Iran and the Caucasus
- Language: English
- Edited by: Garnik Asatrian

Publication details
- History: 1997–present
- Publisher: Brill Publishers in collaboration with the Caucasian Centre for Iranian Studies (Yerevan) (Iran)
- Frequency: Biannual

Standard abbreviations
- ISO 4: Iran Cauc.

Indexing
- ISSN: 1609-8498 (print) 1573-384X (web)
- LCCN: 2001227055
- JSTOR: 16098498
- OCLC no.: 233145721

Links
- Journal homepage; Online archive;

= Iran and the Caucasus =

Iran and the Caucasus is a biannual multidisciplinary peer-reviewed academic journal published by Brill Publishers in collaboration with the Caucasian Centre for Iranian Studies (Yerevan).

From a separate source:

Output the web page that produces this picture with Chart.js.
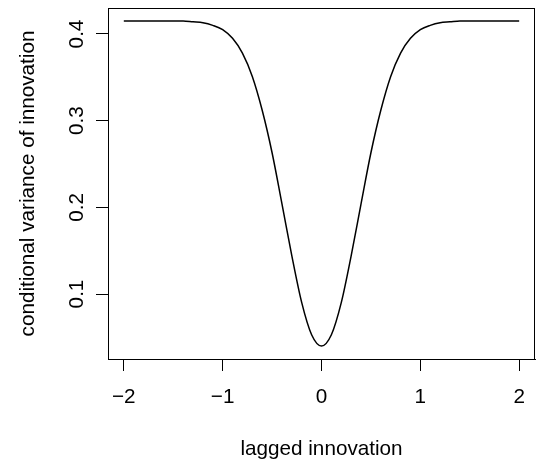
<!DOCTYPE html>
<html>
<head>
<meta charset="utf-8">
<script src="https://cdn.jsdelivr.net/npm/chart.js@4.4.1/dist/chart.umd.min.js"></script>
<style>
  html, body { margin: 0; padding: 0; background: #fff; }
  canvas { display: block; }
</style>
</head>
<body>
<canvas id="varianceChart" width="536" height="460"></canvas>
<script>
// lagged innovation (x) and conditional variance
const innovation = [
    -2.0, -1.9, -1.8, -1.7, -1.6, -1.5, -1.4, -1.3, -1.2, -1.1,
    -1.0, -0.9, -0.8, -0.7, -0.6, -0.5, -0.4, -0.3, -0.2, -0.1,
    0.0,
    0.1, 0.2, 0.3, 0.4, 0.5, 0.6, 0.7, 0.8, 0.9, 1.0,
    1.1, 1.2, 1.3, 1.4, 1.5, 1.6, 1.7, 1.8, 1.9, 2.0
];
const condVariance = [
    0.415, 0.415, 0.415, 0.415, 0.415, 0.415, 0.415, 0.414, 0.413, 0.410,
    0.405, 0.395, 0.378, 0.351, 0.312, 0.263, 0.204, 0.144, 0.090, 0.053,
    0.040,
    0.053, 0.090, 0.144, 0.204, 0.263, 0.312, 0.351, 0.378, 0.395, 0.405,
    0.410, 0.413, 0.414, 0.415, 0.415, 0.415, 0.415, 0.415, 0.415, 0.415
];
const xTicks = [-2, -1, 0, 1, 2];
const yTicks = [0.1, 0.2, 0.3, 0.4];

const FONT = '"Liberation Sans", Arial, Helvetica, sans-serif';
const FONT_SIZE = 20.7;

// box around the plot region + rotated y tick labels (R style)
const rStylePlugin = {
    id: 'rStyle',
    afterDraw(chart) {
        const ctx = chart.ctx;
        const area = chart.chartArea;
        ctx.save();
        ctx.strokeStyle = '#000';
        ctx.lineWidth = 1;
        ctx.strokeRect(area.left + 0.5, area.top + 0.5,
            area.right - area.left - 1, area.bottom - area.top);

        const yScale = chart.scales.y;
        ctx.fillStyle = '#000';
        ctx.font = FONT_SIZE + 'px ' + FONT;
        ctx.textAlign = 'center';
        ctx.textBaseline = 'alphabetic';
        yTicks.forEach(v => {
            ctx.save();
            ctx.translate(83, yScale.getPixelForValue(v));
            ctx.rotate(-Math.PI / 2);
            ctx.fillText(v.toFixed(1), 0, 0);
            ctx.restore();
        });
        ctx.restore();
    }
};

const ctx = document.getElementById('varianceChart');
new Chart(ctx, {
    type: 'line',
    data: {
        datasets: [{
            data: innovation.map((x, i) => ({ x: x, y: condVariance[i] })),
            borderColor: '#000',
            borderWidth: 1.5,
            pointRadius: 0,
            fill: false,
            cubicInterpolationMode: 'monotone'
        }]
    },
    options: {
        responsive: false,
        animation: false,
        layout: {
            padding: { top: 8, right: 1, left: 0, bottom: 0 }
        },
        plugins: {
            legend: { display: false },
            tooltip: { enabled: false }
        },
        scales: {
            x: {
                type: 'linear',
                min: -2.16,
                max: 2.16,
                afterBuildTicks: scale => {
                    scale.ticks = xTicks.map(v => ({ value: v }));
                },
                afterFit: scale => {
                    scale.height = 101;
                    scale.paddingLeft = 0;
                    scale.paddingRight = 0;
                },
                grid: {
                    drawOnChartArea: false,
                    drawTicks: true,
                    tickLength: 12,
                    color: '#000',
                    lineWidth: 1
                },
                border: { display: true, color: '#000' },
                ticks: {
                    color: '#000',
                    padding: 14,
                    maxRotation: 0,
                    font: { family: FONT, size: FONT_SIZE },
                    callback: v => String(v).replace('-', '\u2212')
                },
                title: {
                    display: true,
                    text: 'lagged innovation',
                    color: '#000',
                    font: { family: FONT, size: FONT_SIZE, lineHeight: 1 },
                    padding: { top: 0, bottom: 0 }
                }
            },
            y: {
                type: 'linear',
                min: 0.025,
                max: 0.430,
                afterBuildTicks: scale => {
                    scale.ticks = yTicks.map(v => ({ value: v }));
                },
                afterFit: scale => {
                    scale.width = 108;
                    scale.paddingTop = 0;
                    scale.paddingBottom = 0;
                },
                grid: {
                    drawOnChartArea: false,
                    drawTicks: true,
                    tickLength: 12,
                    color: '#000',
                    lineWidth: 1
                },
                border: { display: true, color: '#000' },
                ticks: { display: false },
                title: {
                    display: true,
                    text: 'conditional variance of innovation',
                    color: '#000',
                    font: { family: FONT, size: FONT_SIZE },
                    padding: { top: 16, bottom: 0 }
                }
            }
        }
    },
    plugins: [rStylePlugin]
});
</script>
</body>
</html>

The journal covers the history (ancient, mediaeval and modern), culture, anthropology, literature (textology), folklore, linguistics, archaeology, politics, and economy of the region. Articles are published in English, French and German. It was established in 1997 by Garnik Asatrian, the head of the center. The editor-in-chief is Garnik Asatrian (Yerevan).

== Abstracting and indexing ==
The journal is abstracted and indexed in the Arts and Humanities Citation Index and the International Bibliography of the Social Sciences.